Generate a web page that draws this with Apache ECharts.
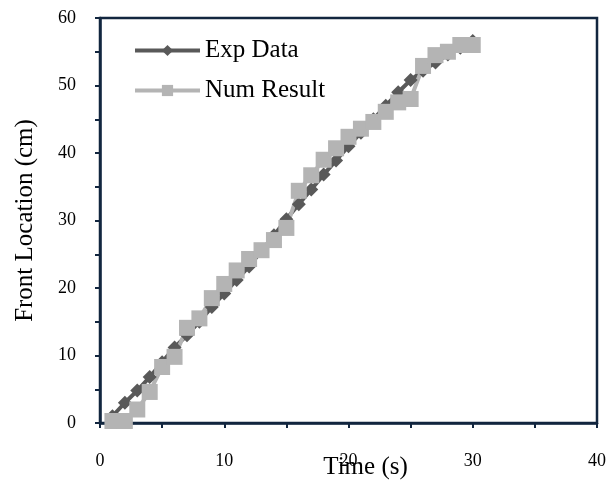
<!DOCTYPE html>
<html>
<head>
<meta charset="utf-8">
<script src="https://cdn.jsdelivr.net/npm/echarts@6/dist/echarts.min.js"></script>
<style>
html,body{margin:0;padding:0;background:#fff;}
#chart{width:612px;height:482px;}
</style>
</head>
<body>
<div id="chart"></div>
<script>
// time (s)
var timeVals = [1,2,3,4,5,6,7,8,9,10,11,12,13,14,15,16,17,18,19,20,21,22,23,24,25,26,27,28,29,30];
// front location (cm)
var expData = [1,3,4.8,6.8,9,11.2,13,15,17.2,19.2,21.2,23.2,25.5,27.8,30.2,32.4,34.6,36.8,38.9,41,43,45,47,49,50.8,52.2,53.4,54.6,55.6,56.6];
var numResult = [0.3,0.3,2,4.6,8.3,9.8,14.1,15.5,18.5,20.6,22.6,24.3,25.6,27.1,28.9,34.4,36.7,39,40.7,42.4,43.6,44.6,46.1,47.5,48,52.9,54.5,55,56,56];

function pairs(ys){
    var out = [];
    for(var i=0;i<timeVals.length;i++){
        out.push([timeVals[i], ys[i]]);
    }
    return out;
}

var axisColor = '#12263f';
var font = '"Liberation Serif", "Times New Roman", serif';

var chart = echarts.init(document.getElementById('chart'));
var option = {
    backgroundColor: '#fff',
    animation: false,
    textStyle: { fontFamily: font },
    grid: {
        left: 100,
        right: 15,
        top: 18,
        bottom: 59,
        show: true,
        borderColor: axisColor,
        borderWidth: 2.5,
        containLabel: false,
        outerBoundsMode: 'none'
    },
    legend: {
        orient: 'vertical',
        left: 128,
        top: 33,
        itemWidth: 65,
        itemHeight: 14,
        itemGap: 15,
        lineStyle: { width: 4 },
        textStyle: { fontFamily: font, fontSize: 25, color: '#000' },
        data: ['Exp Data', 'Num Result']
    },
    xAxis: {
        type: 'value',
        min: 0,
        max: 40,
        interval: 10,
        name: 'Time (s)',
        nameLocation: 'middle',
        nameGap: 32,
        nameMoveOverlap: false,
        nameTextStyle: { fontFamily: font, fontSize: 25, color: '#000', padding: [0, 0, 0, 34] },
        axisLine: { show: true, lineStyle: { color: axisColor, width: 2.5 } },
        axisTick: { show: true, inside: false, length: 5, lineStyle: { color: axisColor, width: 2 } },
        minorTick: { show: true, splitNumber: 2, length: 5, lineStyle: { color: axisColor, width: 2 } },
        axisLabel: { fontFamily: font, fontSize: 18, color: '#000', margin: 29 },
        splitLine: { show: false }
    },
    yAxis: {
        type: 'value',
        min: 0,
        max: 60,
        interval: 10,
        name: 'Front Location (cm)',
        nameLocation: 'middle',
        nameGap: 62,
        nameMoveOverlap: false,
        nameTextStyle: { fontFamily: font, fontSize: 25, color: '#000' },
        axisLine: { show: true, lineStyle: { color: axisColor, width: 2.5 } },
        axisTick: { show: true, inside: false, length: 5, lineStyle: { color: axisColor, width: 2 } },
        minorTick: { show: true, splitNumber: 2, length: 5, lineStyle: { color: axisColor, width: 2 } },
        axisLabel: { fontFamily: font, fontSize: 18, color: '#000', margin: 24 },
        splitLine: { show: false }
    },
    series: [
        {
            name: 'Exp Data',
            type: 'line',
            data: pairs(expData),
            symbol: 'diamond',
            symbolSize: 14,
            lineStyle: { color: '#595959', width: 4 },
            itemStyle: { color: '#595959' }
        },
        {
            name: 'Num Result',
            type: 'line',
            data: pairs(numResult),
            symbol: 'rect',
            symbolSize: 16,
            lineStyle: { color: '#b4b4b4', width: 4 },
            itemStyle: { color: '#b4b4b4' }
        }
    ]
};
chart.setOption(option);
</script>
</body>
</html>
★ ★ ★ ★ ★
Do this:
Repeat the data exactly, dropping every picture it holds.

Answer to this exercise:
Generate a web page that draws this with Apache ECharts.
<!DOCTYPE html>
<html>
<head>
<meta charset="utf-8">
<script src="https://cdn.jsdelivr.net/npm/echarts@6/dist/echarts.min.js"></script>
<style>
html,body{margin:0;padding:0;background:#fff;}
#chart{width:612px;height:482px;}
</style>
</head>
<body>
<div id="chart"></div>
<script>
// time (s)
var timeVals = [1,2,3,4,5,6,7,8,9,10,11,12,13,14,15,16,17,18,19,20,21,22,23,24,25,26,27,28,29,30];
// front location (cm)
var expData = [1,3,4.8,6.8,9,11.2,13,15,17.2,19.2,21.2,23.2,25.5,27.8,30.2,32.4,34.6,36.8,38.9,41,43,45,47,49,50.8,52.2,53.4,54.6,55.6,56.6];
var numResult = [0.3,0.3,2,4.6,8.3,9.8,14.1,15.5,18.5,20.6,22.6,24.3,25.6,27.1,28.9,34.4,36.7,39,40.7,42.4,43.6,44.6,46.1,47.5,48,52.9,54.5,55,56,56];

function pairs(ys){
    var out = [];
    for(var i=0;i<timeVals.length;i++){
        out.push([timeVals[i], ys[i]]);
    }
    return out;
}

var axisColor = '#12263f';
var font = '"Liberation Serif", "Times New Roman", serif';

var chart = echarts.init(document.getElementById('chart'));
var option = {
    backgroundColor: '#fff',
    animation: false,
    textStyle: { fontFamily: font },
    grid: {
        left: 100,
        right: 15,
        top: 18,
        bottom: 59,
        show: true,
        borderColor: axisColor,
        borderWidth: 2.5,
        containLabel: false,
        outerBoundsMode: 'none'
    },
    legend: {
        orient: 'vertical',
        left: 128,
        top: 33,
        itemWidth: 65,
        itemHeight: 14,
        itemGap: 15,
        lineStyle: { width: 4 },
        textStyle: { fontFamily: font, fontSize: 25, color: '#000' },
        data: ['Exp Data', 'Num Result']
    },
    xAxis: {
        type: 'value',
        min: 0,
        max: 40,
        interval: 10,
        name: 'Time (s)',
        nameLocation: 'middle',
        nameGap: 32,
        nameMoveOverlap: false,
        nameTextStyle: { fontFamily: font, fontSize: 25, color: '#000', padding: [0, 0, 0, 34] },
        axisLine: { show: true, lineStyle: { color: axisColor, width: 2.5 } },
        axisTick: { show: true, inside: false, length: 5, lineStyle: { color: axisColor, width: 2 } },
        minorTick: { show: true, splitNumber: 2, length: 5, lineStyle: { color: axisColor, width: 2 } },
        axisLabel: { fontFamily: font, fontSize: 18, color: '#000', margin: 29 },
        splitLine: { show: false }
    },
    yAxis: {
        type: 'value',
        min: 0,
        max: 60,
        interval: 10,
        name: 'Front Location (cm)',
        nameLocation: 'middle',
        nameGap: 62,
        nameMoveOverlap: false,
        nameTextStyle: { fontFamily: font, fontSize: 25, color: '#000' },
        axisLine: { show: true, lineStyle: { color: axisColor, width: 2.5 } },
        axisTick: { show: true, inside: false, length: 5, lineStyle: { color: axisColor, width: 2 } },
        minorTick: { show: true, splitNumber: 2, length: 5, lineStyle: { color: axisColor, width: 2 } },
        axisLabel: { fontFamily: font, fontSize: 18, color: '#000', margin: 24 },
        splitLine: { show: false }
    },
    series: [
        {
            name: 'Exp Data',
            type: 'line',
            data: pairs(expData),
            symbol: 'diamond',
            symbolSize: 14,
            lineStyle: { color: '#595959', width: 4 },
            itemStyle: { color: '#595959' }
        },
        {
            name: 'Num Result',
            type: 'line',
            data: pairs(numResult),
            symbol: 'rect',
            symbolSize: 16,
            lineStyle: { color: '#b4b4b4', width: 4 },
            itemStyle: { color: '#b4b4b4' }
        }
    ]
};
chart.setOption(option);
</script>
</body>
</html>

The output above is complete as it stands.